To understand these figures, you need to remember the total Saudi financial support for the Palestinian-Israeli Gaza- Jericho accord: a mere dollars 100m. The United Arab Emirates, which hosted last week's arms show and is buying dollars 3.5bn worth of of Leclerc tanks this year, has pledged just dollars 25m to the Palestinians. And one could not help suspecting that the West prefers it that way. After all, current sales of weapons to the Middle East - mainly the Arab Gulf states - are running at dollars 46m a day. The International Institute for Strategic Studies, which produced this grim calculation, says that the US sold well over dollars 28bn worth of arms after the Gulf war, of which the Saudis accounted for dollars 17bn.

It is therefore the Gulf conflict - which, like the First World War, was supposed to be another war to end all wars - that has helped us sell all these new weapons to the Arabs. Britain and America are the two largest suppliers of arms to the Middle East; more than half our arms exports go there, and about 40 per cent of France's.

But when you ask the Arab officials why they burn up their money on this technology, their replies are curiously abject. 'I often ask myself this question,' a defence ministry cost analyst from a Gulf emirate admitted last week. 'We buy it because it's there. It's like perfume. If you have the money, you want to buy it. But why don't you ask the men who manufacture these weapons?' And, of course, the arms salesmen reply that if we want to know why the Arabs buy all these weapons, we should ask the Arabs.

As for the morality of it all, there is an American response to such questions. US arms manufacturers conform to the American arms regulations. Weapons are sold only after Congress has an opportunity to oppose the sale.

So what about southern Lebanon, I asked Robert Trice, vice-president and general manager of McDonnell Douglas, whose Apache helicopters were used by the Israelis to attack Lebanese villages last July? How would he reply to the men and women whose children were wounded by missiles fired from the Apaches that his company made? 'I'd tell them to write to the US government,' Mr Trice replied. 'Of course, we hate the idea of innocents being hurt. And believe me, we get letters from that area, too. And that's what we tell the people. They have to write to the American government.'

A visit to the salesmen of the Martin Marietta Corporation proved equally informative. Yes, it had heard that the Israelis had used one of their Hellfire missiles to assassinate Abbas Moussawi, the Hizbollah leader, killed with his wife and five-year old son while driving his armoured limousine in February last year.

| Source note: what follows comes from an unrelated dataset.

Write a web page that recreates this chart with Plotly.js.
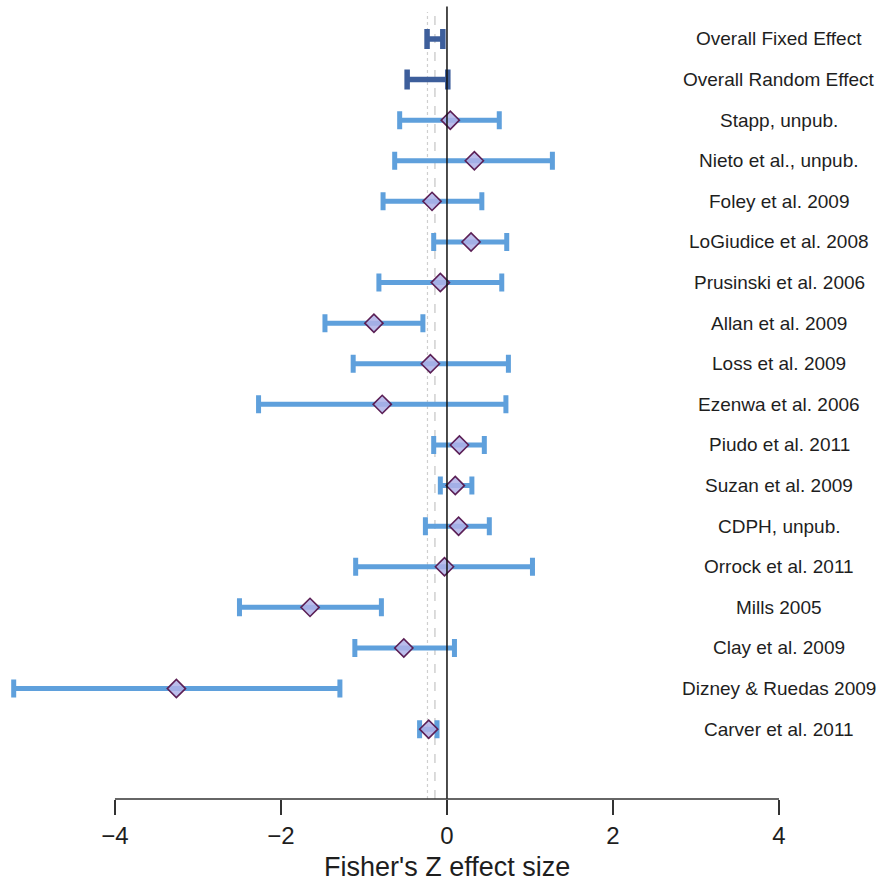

Would that have been the new Hellfire 2 missile, I asked? 'No, the Israelis only have the Hellfire 1C. It would have been a Hellfire 1C that killed them. We're not political in this. We manufacture and sell weapons according to the law.'

So what, I asked, would the Moussawi family have known at the moment of their deaths in the Hizbollah leader's car? 'I don't think they would have known a thing. The missile is very fast. It atomises everything inside a vehicle. There would be nothing left.'

It all seemed so far away at Dubai where the atmosphere of the air show - civilian as well as military - and arms bazaar were like a race-track meeting, complete with hostesses. 'We are just part of the decoration,' a mini-skirted Nepalese girl said glumly behind the royal pavilion.

Or like the crystal Austrian chandeliers hanging in the royal tent, erected inside Dubai airport's largest hangar. Like the fine, well-chilled French Burgundy. Like the limousines which brought the Saudis in their gold-fringed gowns. Like the silver salvers upon which black-tied waiters offered French chocolates to the Arabs of the Gulf.

No one would mention the fact that, Iran and Iraq aside, the Arab gulf sheikhdoms share a mutual suspicion of each other that can only be fed by the appetite for weapons displayed at Dubai last week.